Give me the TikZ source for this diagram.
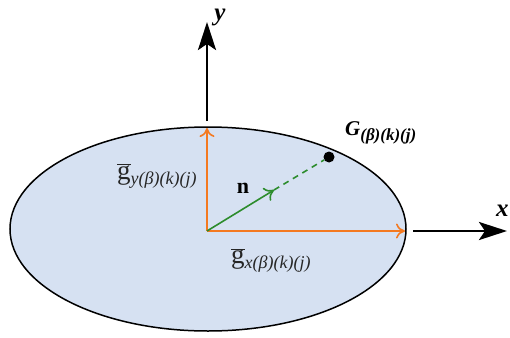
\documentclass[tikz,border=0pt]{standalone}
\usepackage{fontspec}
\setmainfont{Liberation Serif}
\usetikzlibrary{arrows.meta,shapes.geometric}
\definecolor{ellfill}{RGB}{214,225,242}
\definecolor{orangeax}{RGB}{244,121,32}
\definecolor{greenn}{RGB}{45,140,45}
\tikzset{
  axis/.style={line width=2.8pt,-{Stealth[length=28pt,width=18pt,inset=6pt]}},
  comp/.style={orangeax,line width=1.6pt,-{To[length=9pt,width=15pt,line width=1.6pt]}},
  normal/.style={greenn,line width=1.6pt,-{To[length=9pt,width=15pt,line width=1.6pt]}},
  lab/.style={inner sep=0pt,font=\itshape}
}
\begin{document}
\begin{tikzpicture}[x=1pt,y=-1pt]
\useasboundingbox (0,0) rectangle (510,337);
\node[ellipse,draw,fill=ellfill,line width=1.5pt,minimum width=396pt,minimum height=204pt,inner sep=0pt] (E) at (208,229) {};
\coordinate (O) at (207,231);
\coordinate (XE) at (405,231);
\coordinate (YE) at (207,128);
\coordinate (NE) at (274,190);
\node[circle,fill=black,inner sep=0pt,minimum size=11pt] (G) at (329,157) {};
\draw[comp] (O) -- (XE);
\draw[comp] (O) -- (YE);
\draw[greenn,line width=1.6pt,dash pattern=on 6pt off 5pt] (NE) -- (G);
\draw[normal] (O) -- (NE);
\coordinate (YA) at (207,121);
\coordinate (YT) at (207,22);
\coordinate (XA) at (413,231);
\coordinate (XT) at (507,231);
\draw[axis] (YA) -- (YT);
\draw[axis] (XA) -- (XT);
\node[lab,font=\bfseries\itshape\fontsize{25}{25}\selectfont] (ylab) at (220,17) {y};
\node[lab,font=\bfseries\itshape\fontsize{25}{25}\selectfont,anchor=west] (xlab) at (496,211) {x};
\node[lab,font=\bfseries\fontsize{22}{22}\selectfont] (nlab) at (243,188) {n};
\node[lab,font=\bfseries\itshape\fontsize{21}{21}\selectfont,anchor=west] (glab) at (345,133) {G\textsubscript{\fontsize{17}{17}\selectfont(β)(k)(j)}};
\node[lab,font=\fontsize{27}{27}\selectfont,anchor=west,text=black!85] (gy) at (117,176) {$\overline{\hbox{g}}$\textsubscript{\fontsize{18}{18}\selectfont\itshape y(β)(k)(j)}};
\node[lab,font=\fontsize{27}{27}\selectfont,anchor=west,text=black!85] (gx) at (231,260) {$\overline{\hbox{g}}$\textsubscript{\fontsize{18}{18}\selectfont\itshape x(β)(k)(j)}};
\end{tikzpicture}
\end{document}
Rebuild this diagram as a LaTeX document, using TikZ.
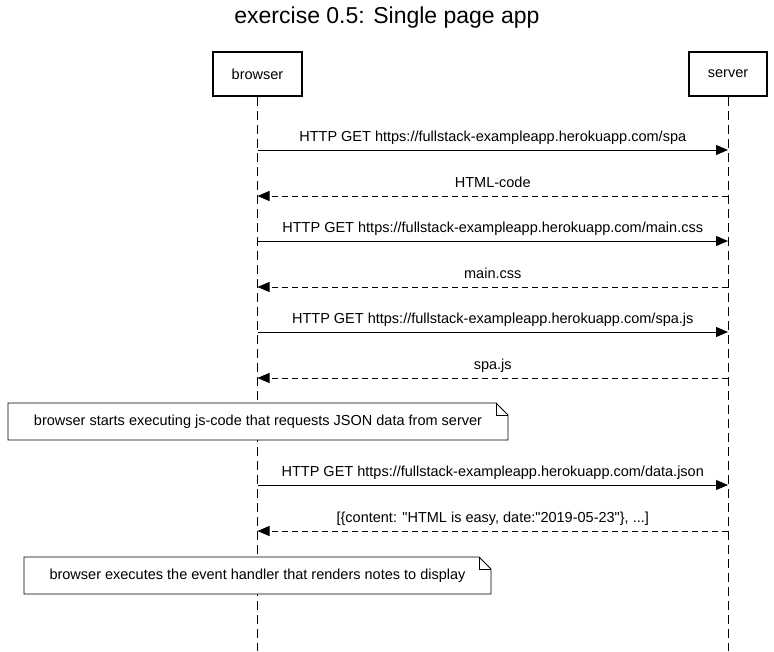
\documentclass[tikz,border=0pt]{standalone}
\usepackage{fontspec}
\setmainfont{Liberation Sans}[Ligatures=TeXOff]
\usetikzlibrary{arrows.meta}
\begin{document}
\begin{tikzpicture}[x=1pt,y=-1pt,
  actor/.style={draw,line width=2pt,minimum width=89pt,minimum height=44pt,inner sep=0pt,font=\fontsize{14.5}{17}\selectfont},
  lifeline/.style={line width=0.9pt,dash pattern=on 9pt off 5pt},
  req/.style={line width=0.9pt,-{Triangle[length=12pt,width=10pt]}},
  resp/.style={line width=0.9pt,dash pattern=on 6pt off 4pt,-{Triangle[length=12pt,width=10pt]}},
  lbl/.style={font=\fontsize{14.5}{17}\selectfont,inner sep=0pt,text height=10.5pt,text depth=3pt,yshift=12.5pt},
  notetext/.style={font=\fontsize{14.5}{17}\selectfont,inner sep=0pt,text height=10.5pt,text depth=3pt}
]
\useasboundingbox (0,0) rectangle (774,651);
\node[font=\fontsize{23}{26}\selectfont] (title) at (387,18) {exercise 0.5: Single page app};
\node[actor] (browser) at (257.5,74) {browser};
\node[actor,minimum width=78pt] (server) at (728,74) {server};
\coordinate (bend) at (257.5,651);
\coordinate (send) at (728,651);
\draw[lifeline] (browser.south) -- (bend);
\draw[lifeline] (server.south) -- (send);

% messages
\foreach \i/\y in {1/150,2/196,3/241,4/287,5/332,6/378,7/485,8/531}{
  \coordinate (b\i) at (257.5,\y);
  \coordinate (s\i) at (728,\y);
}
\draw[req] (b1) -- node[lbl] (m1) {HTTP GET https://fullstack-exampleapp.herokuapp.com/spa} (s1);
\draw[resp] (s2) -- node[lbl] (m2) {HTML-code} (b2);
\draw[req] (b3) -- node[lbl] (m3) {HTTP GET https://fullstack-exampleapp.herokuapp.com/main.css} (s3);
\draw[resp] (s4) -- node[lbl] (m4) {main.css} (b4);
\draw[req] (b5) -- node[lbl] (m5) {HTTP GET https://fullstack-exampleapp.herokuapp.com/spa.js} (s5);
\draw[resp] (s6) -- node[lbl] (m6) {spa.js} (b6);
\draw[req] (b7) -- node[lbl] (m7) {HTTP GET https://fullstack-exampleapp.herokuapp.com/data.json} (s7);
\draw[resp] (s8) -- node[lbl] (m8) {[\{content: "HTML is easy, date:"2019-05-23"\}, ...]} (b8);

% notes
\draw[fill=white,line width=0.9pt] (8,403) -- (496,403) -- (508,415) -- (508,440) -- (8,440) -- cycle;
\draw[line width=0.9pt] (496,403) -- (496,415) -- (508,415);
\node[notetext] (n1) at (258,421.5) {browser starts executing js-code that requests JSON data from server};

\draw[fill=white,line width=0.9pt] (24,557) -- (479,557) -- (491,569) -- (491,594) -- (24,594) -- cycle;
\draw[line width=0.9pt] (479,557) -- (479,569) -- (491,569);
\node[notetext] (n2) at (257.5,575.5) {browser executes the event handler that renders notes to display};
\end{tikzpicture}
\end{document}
▬▬▬
Exercise objective:
Copy the data character for character, but drop all pictures from the copy.

Correct result:
Give me the TikZ source for this diagram.
\documentclass[tikz,border=0pt]{standalone}
\usepackage{fontspec}
\setmainfont{Liberation Serif}
\usetikzlibrary{arrows.meta,shapes.geometric}
\definecolor{ellfill}{RGB}{214,225,242}
\definecolor{orangeax}{RGB}{244,121,32}
\definecolor{greenn}{RGB}{45,140,45}
\tikzset{
  axis/.style={line width=2.8pt,-{Stealth[length=28pt,width=18pt,inset=6pt]}},
  comp/.style={orangeax,line width=1.6pt,-{To[length=9pt,width=15pt,line width=1.6pt]}},
  normal/.style={greenn,line width=1.6pt,-{To[length=9pt,width=15pt,line width=1.6pt]}},
  lab/.style={inner sep=0pt,font=\itshape}
}
\begin{document}
\begin{tikzpicture}[x=1pt,y=-1pt]
\useasboundingbox (0,0) rectangle (510,337);
\node[ellipse,draw,fill=ellfill,line width=1.5pt,minimum width=396pt,minimum height=204pt,inner sep=0pt] (E) at (208,229) {};
\coordinate (O) at (207,231);
\coordinate (XE) at (405,231);
\coordinate (YE) at (207,128);
\coordinate (NE) at (274,190);
\node[circle,fill=black,inner sep=0pt,minimum size=11pt] (G) at (329,157) {};
\draw[comp] (O) -- (XE);
\draw[comp] (O) -- (YE);
\draw[greenn,line width=1.6pt,dash pattern=on 6pt off 5pt] (NE) -- (G);
\draw[normal] (O) -- (NE);
\coordinate (YA) at (207,121);
\coordinate (YT) at (207,22);
\coordinate (XA) at (413,231);
\coordinate (XT) at (507,231);
\draw[axis] (YA) -- (YT);
\draw[axis] (XA) -- (XT);
\node[lab,font=\bfseries\itshape\fontsize{25}{25}\selectfont] (ylab) at (220,17) {y};
\node[lab,font=\bfseries\itshape\fontsize{25}{25}\selectfont,anchor=west] (xlab) at (496,211) {x};
\node[lab,font=\bfseries\fontsize{22}{22}\selectfont] (nlab) at (243,188) {n};
\node[lab,font=\bfseries\itshape\fontsize{21}{21}\selectfont,anchor=west] (glab) at (345,133) {G\textsubscript{\fontsize{17}{17}\selectfont(β)(k)(j)}};
\node[lab,font=\fontsize{27}{27}\selectfont,anchor=west,text=black!85] (gy) at (117,176) {$\overline{\hbox{g}}$\textsubscript{\fontsize{18}{18}\selectfont\itshape y(β)(k)(j)}};
\node[lab,font=\fontsize{27}{27}\selectfont,anchor=west,text=black!85] (gx) at (231,260) {$\overline{\hbox{g}}$\textsubscript{\fontsize{18}{18}\selectfont\itshape x(β)(k)(j)}};
\end{tikzpicture}
\end{document}
Rebuild this diagram as a LaTeX document, using TikZ.
\documentclass[tikz,border=0pt]{standalone}
\usepackage{fontspec}
\setmainfont{Liberation Sans}[Ligatures=TeXOff]
\usetikzlibrary{arrows.meta}
\begin{document}
\begin{tikzpicture}[x=1pt,y=-1pt,
  actor/.style={draw,line width=2pt,minimum width=89pt,minimum height=44pt,inner sep=0pt,font=\fontsize{14.5}{17}\selectfont},
  lifeline/.style={line width=0.9pt,dash pattern=on 9pt off 5pt},
  req/.style={line width=0.9pt,-{Triangle[length=12pt,width=10pt]}},
  resp/.style={line width=0.9pt,dash pattern=on 6pt off 4pt,-{Triangle[length=12pt,width=10pt]}},
  lbl/.style={font=\fontsize{14.5}{17}\selectfont,inner sep=0pt,text height=10.5pt,text depth=3pt,yshift=12.5pt},
  notetext/.style={font=\fontsize{14.5}{17}\selectfont,inner sep=0pt,text height=10.5pt,text depth=3pt}
]
\useasboundingbox (0,0) rectangle (774,651);
\node[font=\fontsize{23}{26}\selectfont] (title) at (387,18) {exercise 0.5: Single page app};
\node[actor] (browser) at (257.5,74) {browser};
\node[actor,minimum width=78pt] (server) at (728,74) {server};
\coordinate (bend) at (257.5,651);
\coordinate (send) at (728,651);
\draw[lifeline] (browser.south) -- (bend);
\draw[lifeline] (server.south) -- (send);

% messages
\foreach \i/\y in {1/150,2/196,3/241,4/287,5/332,6/378,7/485,8/531}{
  \coordinate (b\i) at (257.5,\y);
  \coordinate (s\i) at (728,\y);
}
\draw[req] (b1) -- node[lbl] (m1) {HTTP GET https://fullstack-exampleapp.herokuapp.com/spa} (s1);
\draw[resp] (s2) -- node[lbl] (m2) {HTML-code} (b2);
\draw[req] (b3) -- node[lbl] (m3) {HTTP GET https://fullstack-exampleapp.herokuapp.com/main.css} (s3);
\draw[resp] (s4) -- node[lbl] (m4) {main.css} (b4);
\draw[req] (b5) -- node[lbl] (m5) {HTTP GET https://fullstack-exampleapp.herokuapp.com/spa.js} (s5);
\draw[resp] (s6) -- node[lbl] (m6) {spa.js} (b6);
\draw[req] (b7) -- node[lbl] (m7) {HTTP GET https://fullstack-exampleapp.herokuapp.com/data.json} (s7);
\draw[resp] (s8) -- node[lbl] (m8) {[\{content: "HTML is easy, date:"2019-05-23"\}, ...]} (b8);

% notes
\draw[fill=white,line width=0.9pt] (8,403) -- (496,403) -- (508,415) -- (508,440) -- (8,440) -- cycle;
\draw[line width=0.9pt] (496,403) -- (496,415) -- (508,415);
\node[notetext] (n1) at (258,421.5) {browser starts executing js-code that requests JSON data from server};

\draw[fill=white,line width=0.9pt] (24,557) -- (479,557) -- (491,569) -- (491,594) -- (24,594) -- cycle;
\draw[line width=0.9pt] (479,557) -- (479,569) -- (491,569);
\node[notetext] (n2) at (257.5,575.5) {browser executes the event handler that renders notes to display};
\end{tikzpicture}
\end{document}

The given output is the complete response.